Why does Jesus persist in being mysterious? Why doesn't He ever just reveal Himself? Why does He hide? He could clear things up for us in a moment, if He chose to.
He's annoyingly tantalizing.
Instead, it’s day by day, moment by moment, yielding into the mystery with faith, living fully, even if it's boring or painful or awkward and serene and quiet.
It's listening for His quiet voice amid besieging doubt, and then He speaks and you know.
It's getting struck by wonder over and over again at the most basic things: Jesus died for me!
Oh. my. goodness.
Why? Why would He do that? Why would the Son of God love me?
Or, something even more basic: God has a Son.
Oh. my. goodness!
What incredible things that says about God. I could ponder that all day long.
It's reading the Scriptures, and remembering suddenly that I can ask to see it more clearly, and asking, and realizing, hours later, that I actually saw it more clearly.
Oh. my. goodness.
And Jesus reminds me of this Himself, and it's as if it was something we went through together. It's as though we remember it together.
Which is crazy. That's craziness.
Does it ever strike you, how perfectly crazy faith is? No wonder people have trouble with it. Of course they do. Who wouldn't?
March 11, 2012 Unpublished
A few nights ago, I went to rest in His presence, but I got snagged by a line of self-condemning thought.
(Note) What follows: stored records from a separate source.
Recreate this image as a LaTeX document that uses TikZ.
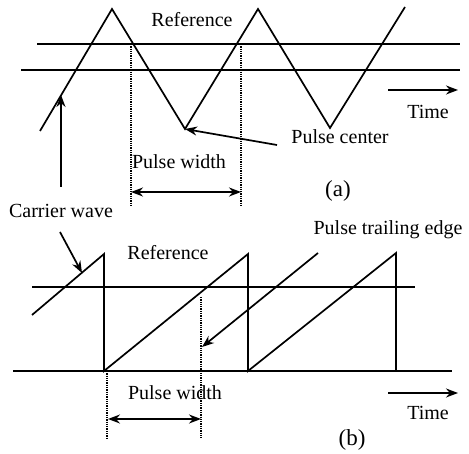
\documentclass[tikz,border=0pt]{standalone}
\usepackage{fontspec}
\setmainfont{Liberation Serif}
\usetikzlibrary{arrows.meta,positioning}

\begin{document}
\begin{tikzpicture}[x=1pt,y=-1pt,line width=1.7pt,
  lbl/.style={font=\fontsize{20}{22}\selectfont,inner sep=1pt},
  tag/.style={font=\fontsize{23}{25}\selectfont,inner sep=1pt},
  ptr/.style={-{Stealth[length=12pt,width=9pt]}},
  span/.style={{Stealth[length=12pt,width=9pt]}-{Stealth[length=12pt,width=9pt]}},
  guide/.style={densely dotted,line width=1.3pt}]
  \useasboundingbox (0,0) rectangle (469,454);

  % (a) triangle carrier and two reference levels
  \draw (40,131) -- (112,9) -- (185,129) coordinate (trough) -- (258,9) -- (330,128) -- (405,7);
  \draw (37,44) -- (460,44);
  \draw (21,70) -- (460,70);
  \foreach \x in {131,241}{
    \draw[guide] (\x,44) -- (\x,207);
  }
  \coordinate (pwaL) at (131,192);
  \coordinate (pwaR) at (241,192);
  \draw[span] (pwaL) -- (pwaR);

  \node[lbl] (refa) at (192,20) {Reference};
  \node[lbl] (pca) at (340,137) {Pulse center};
  \node[lbl] (pwa) at (179,162) {Pulse width};
  \node[lbl] (cwa) at (61,211) {Carrier wave};
  \node[tag] (taga) at (338,191) {(a)};
  \node[lbl] (timea) at (428,112) {Time};
  \coordinate (tA0) at (388,90);
  \coordinate (tA1) at (458,90);
  \draw[ptr] (tA0) -- (tA1);
  \coordinate (cwA0) at (61,187);
  \coordinate (cwA1) at (61,95);
  \draw[ptr] (cwA0) -- (cwA1);
  \coordinate (pcA0) at (277,145);
  \draw[ptr] (pcA0) -- (trough);

  % (b) sawtooth carrier and one reference level
  \draw (32,315) -- (104,254) -- (104,371) -- (248,254) -- (248,371) -- (396,253) -- (396,371);
  \draw (32,287) -- (415,287);
  \draw (13,371) -- (452,371);
  \draw[guide] (107,371) -- (107,438);
  \draw[guide] (201,297) -- (201,438);
  \coordinate (pwbL) at (108,419);
  \coordinate (pwbR) at (201,419);
  \draw[span] (pwbL) -- (pwbR);

  \node[lbl] (refb) at (168,253) {Reference};
  \node[lbl] (pte) at (388,230) {Pulse trailing edge};
  \node[lbl] (pwb) at (175,393) {Pulse width};
  \node[tag] (tagb) at (352,440) {(b)};
  \node[lbl] (timeb) at (428,413) {Time};
  \coordinate (tB0) at (388,393);
  \coordinate (tB1) at (458,393);
  \draw[ptr] (tB0) -- (tB1);
  \coordinate (cwB0) at (60,232);
  \coordinate (cwB1) at (82,273);
  \draw[ptr] (cwB0) -- (cwB1);
  \coordinate (pteB0) at (318,253);
  \coordinate (pteB1) at (202,347);
  \draw[ptr] (pteB0) -- (pteB1);
\end{tikzpicture}
\end{document}
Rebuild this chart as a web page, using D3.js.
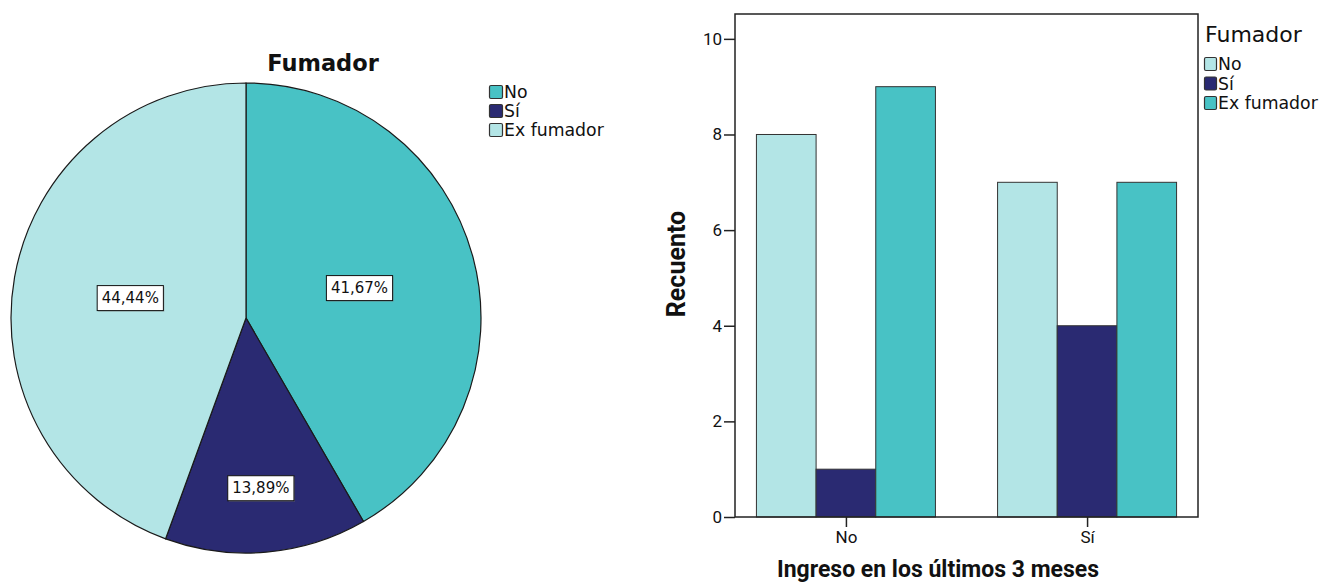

I started to wrestle with this thought, to anxiously follow it through, to try and make myself acceptable to God, so that I could come close to Jesus.
Then I remembered, for the zillionth time, that I could not. I had to simply make that thought His captive, not mine.
In joyful relief, I released all my efforts and settled back into Jesus, as though into His loving arms. Peace and comfort sank into me.
"I almost got lost on the way," I confessed.
I knew where you were, He said tenderly.